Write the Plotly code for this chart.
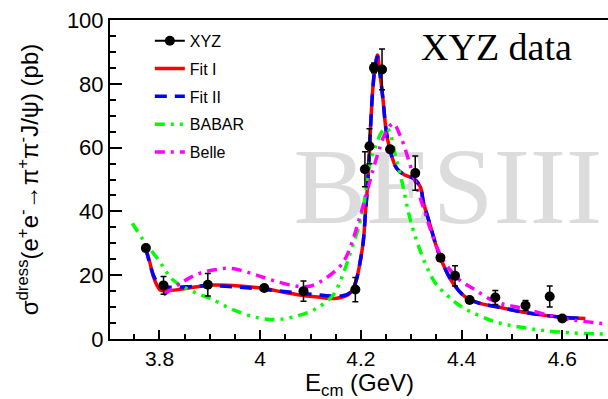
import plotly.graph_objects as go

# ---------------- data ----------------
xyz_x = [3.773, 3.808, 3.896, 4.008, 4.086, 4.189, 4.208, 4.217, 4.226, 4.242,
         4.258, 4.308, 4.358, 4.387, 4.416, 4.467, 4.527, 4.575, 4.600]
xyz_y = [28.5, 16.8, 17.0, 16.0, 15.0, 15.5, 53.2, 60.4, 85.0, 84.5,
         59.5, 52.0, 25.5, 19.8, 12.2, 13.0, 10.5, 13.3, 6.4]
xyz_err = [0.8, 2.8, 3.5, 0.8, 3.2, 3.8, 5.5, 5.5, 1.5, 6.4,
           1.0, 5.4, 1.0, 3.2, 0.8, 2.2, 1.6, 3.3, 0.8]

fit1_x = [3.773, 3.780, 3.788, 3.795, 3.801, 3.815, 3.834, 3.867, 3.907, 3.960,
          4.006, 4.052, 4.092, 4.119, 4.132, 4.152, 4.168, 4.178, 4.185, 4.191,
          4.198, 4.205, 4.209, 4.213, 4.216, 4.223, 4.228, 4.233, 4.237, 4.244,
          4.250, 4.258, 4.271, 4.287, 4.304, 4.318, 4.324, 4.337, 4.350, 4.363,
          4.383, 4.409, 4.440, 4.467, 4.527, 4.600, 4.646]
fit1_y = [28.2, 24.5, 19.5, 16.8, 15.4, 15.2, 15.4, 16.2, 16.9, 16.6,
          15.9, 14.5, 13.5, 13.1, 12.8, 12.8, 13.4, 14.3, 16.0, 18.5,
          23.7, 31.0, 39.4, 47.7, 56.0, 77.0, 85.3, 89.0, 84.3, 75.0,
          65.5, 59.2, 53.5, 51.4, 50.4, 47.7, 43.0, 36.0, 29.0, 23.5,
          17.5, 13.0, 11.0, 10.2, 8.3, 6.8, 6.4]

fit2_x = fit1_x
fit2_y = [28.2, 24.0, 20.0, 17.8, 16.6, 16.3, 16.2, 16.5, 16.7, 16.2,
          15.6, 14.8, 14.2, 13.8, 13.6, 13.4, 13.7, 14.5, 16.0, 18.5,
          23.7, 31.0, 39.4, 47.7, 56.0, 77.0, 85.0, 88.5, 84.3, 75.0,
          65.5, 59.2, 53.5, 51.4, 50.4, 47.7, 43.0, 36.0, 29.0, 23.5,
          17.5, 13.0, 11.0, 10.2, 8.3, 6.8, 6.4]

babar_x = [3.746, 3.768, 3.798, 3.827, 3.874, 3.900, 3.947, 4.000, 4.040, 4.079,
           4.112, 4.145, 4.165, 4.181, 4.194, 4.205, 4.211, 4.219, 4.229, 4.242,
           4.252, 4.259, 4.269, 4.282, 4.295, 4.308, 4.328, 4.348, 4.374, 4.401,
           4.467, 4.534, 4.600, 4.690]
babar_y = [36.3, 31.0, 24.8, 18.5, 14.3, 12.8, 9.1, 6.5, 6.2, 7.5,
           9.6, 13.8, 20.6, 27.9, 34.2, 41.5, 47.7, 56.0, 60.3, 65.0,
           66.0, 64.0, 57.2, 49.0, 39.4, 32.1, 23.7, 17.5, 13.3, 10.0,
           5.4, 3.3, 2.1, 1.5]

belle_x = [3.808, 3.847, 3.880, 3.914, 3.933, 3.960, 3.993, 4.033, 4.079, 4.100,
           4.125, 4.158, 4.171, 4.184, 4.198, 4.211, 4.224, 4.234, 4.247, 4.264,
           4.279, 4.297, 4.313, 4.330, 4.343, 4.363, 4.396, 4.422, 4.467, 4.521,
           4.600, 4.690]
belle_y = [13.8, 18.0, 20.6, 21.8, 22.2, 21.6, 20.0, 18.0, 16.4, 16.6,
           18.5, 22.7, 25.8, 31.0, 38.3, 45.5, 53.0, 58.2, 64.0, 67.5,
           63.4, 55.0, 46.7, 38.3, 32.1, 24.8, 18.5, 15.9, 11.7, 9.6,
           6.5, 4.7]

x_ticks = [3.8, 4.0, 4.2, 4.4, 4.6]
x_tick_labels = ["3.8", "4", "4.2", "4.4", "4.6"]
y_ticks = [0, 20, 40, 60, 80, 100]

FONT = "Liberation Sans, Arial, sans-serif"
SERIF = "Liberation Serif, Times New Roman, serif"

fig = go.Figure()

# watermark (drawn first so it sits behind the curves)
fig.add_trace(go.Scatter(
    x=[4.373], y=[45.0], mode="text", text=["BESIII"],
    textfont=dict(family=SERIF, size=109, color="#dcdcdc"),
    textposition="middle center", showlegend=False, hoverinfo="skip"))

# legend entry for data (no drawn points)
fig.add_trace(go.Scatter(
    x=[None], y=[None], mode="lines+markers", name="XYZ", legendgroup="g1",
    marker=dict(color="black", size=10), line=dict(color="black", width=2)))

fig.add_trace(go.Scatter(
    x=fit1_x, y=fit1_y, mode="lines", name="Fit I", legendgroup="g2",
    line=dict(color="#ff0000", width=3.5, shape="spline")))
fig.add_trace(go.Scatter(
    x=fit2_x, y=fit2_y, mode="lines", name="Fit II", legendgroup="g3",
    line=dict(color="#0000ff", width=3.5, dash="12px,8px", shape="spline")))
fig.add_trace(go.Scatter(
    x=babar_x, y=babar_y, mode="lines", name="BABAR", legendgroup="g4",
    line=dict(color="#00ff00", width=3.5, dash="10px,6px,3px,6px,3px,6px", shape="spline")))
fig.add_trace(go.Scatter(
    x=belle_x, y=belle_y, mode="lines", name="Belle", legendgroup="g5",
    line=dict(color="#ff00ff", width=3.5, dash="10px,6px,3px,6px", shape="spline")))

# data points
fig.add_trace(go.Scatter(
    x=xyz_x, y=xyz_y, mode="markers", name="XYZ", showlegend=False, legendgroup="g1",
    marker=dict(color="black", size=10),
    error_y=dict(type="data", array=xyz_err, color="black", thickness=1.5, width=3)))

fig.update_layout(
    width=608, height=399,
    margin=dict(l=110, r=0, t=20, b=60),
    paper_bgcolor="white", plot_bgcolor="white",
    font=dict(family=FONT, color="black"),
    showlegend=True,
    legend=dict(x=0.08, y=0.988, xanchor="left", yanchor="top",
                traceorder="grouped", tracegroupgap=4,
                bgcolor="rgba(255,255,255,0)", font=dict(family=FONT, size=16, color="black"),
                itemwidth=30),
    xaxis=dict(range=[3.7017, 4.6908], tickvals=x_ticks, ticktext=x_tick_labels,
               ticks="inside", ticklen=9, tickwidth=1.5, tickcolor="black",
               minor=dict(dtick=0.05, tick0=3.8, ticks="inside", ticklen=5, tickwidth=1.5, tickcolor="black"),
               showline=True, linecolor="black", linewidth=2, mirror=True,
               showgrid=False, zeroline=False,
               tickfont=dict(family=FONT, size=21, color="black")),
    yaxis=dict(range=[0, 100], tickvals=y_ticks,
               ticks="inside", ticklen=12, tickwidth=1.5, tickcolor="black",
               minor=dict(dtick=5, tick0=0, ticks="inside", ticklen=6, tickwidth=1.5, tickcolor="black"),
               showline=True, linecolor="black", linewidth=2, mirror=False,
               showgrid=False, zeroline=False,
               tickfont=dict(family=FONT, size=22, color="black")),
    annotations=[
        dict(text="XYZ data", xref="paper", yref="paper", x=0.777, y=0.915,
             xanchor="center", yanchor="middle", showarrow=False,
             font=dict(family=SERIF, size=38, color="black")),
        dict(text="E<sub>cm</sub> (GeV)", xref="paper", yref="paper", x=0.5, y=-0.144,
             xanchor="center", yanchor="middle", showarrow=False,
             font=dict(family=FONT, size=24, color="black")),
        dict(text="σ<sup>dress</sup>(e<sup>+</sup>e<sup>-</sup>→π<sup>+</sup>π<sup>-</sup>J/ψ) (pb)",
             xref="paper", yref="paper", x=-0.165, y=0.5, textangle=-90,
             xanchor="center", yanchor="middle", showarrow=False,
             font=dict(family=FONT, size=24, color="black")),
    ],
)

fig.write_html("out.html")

====================

● Task prompt:
Return exactly what appears from the opening line of the material through the line with "1.0, 5.4, 1.0, 3.2, 0.8, 2.2, 1.6, 3.3, 0.8]", apart from the pictures.

● Full output:
Write the Plotly code for this chart.
import plotly.graph_objects as go

# ---------------- data ----------------
xyz_x = [3.773, 3.808, 3.896, 4.008, 4.086, 4.189, 4.208, 4.217, 4.226, 4.242,
         4.258, 4.308, 4.358, 4.387, 4.416, 4.467, 4.527, 4.575, 4.600]
xyz_y = [28.5, 16.8, 17.0, 16.0, 15.0, 15.5, 53.2, 60.4, 85.0, 84.5,
         59.5, 52.0, 25.5, 19.8, 12.2, 13.0, 10.5, 13.3, 6.4]
xyz_err = [0.8, 2.8, 3.5, 0.8, 3.2, 3.8, 5.5, 5.5, 1.5, 6.4,
           1.0, 5.4, 1.0, 3.2, 0.8, 2.2, 1.6, 3.3, 0.8]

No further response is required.